I've ignored interprocedural optimizations, including various pointer 
analyses that are linear time or close to it, because it would be harder 
to apply them to python.

 > 
> Excellent advice that almost nobody follows <0.5 wink>:  choose a flexible
> intermediate representation, then structure all your transformations as
> independent passes, such that the output of every pass is acceptable as the
> input to every pass. 

Everyone tries to do this these days, actually.
At least, from my working on gcc and looking at the source to tons of 
compilers each year.
You really need more than one level of IR to do serious optimization.
Tradeoff between losing valueable info (such as array indexing operations) 
vs. simplicity of writing optimization passes usually causes people to do 
some types optimization on higher level IR's (particularly, loop 
optimizations), while other optimization passes on lower IR's.

GCC is moving towards 3 IR's, a language independent tree IR, a mid-level 
RTL, and the current low-level RTL.

>  Then keep each pass focused, as simple as possible
> (for example, if a transformation may create regions of dead code, don't
> dare try to clean it up in the same pass, or contort the logic even a little
> bit to try to avoid creating dead code -- instead let it create all the dead
> code it wants, and (re)invoke a "remove dead code" pass afterwards).

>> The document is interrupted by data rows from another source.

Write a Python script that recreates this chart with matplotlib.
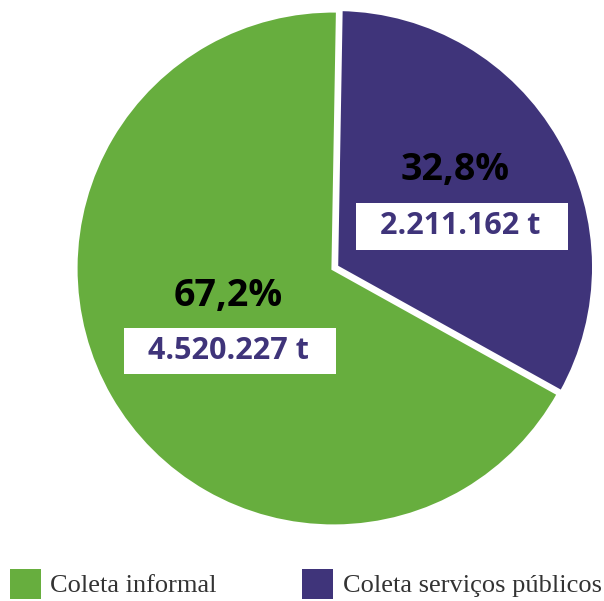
import matplotlib.pyplot as plt
from matplotlib.patches import Rectangle

# data
labels = ["Coleta serviços públicos", "Coleta informal"]
shares = [32.8, 67.2]
pct_text = ["32,8%", "67,2%"]
tonnes_text = ["2.211.162 t", "4.520.227 t"]
colors = ["#3F347A", "#67AE3E"]

W, H = 604, 601
fig = plt.figure(figsize=(W / 100, H / 100), dpi=100)
ax = fig.add_axes([0, 0, 1, 1])

# pie in pixel-like data coordinates (y up)
wedges, _ = ax.pie(shares, colors=colors, startangle=89, counterclock=False,
                   center=(333.5, H - 268.5), radius=258, explode=[3, 0],
                   wedgeprops=dict(edgecolor="white", linewidth=3))
ax.set_xlim(0, W)
ax.set_ylim(0, H)
ax.set_aspect("equal")
ax.axis("off")

# percentage labels and white boxes with tonnage
pct_pos = [(455, 170), (228, 296)]
box_pos = [(356, 203, 212, 47), (124, 328, 212, 46)]
for i in range(2):
    px, py = pct_pos[i]
    ax.text(px, H - py, pct_text[i], ha="center", va="center",
            fontsize=27, fontweight="bold", family="Open Sans", color="black")
    bx, by, bw, bh = box_pos[i]
    ax.add_patch(Rectangle((bx, H - by - bh), bw, bh, facecolor="white",
                           edgecolor="none", zorder=3))
    ax.text(bx + bw / 2 - 2, H - by - bh / 2, tonnes_text[i], ha="center",
            va="center", fontsize=22, fontweight="bold", family="Open Sans",
            color="#3F347A", zorder=4)

# legend
leg_items = [(1, 10, 50), (0, 302, 343)]
for idx, sx, tx in leg_items:
    ax.add_patch(Rectangle((sx, H - 599), 31, 30, facecolor=colors[idx],
                           edgecolor="none", clip_on=False))
    ax.text(tx, H - 586, labels[idx], ha="left", va="center",
            fontsize=19, family="Liberation Serif", color="#333333")

fig.savefig("out.png", dpi=100)
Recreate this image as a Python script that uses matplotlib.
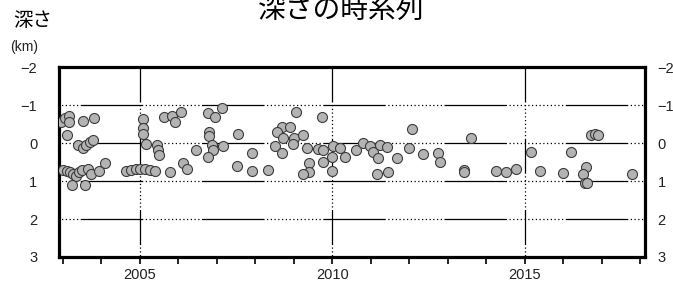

Usually you don't hit this problem inside a single pass like DCE, because 
they iterate until nothing changes.

> One compiler I read about (but didn't have the pleasure of using) actually
> allowed you to specify the sequence of back end transformations on the
> cmdline, using a regular expression notation where, e.g.
> 
>    (hoist dead)+
> 
> meant "run the hoist pass followed by the dead code removal pass, one or
> more times, until a fixed point is reached".
> 
> Since none of that told you want to know either <wink>, what do you want to
> know?  Sounds like a legit topic for python-dev.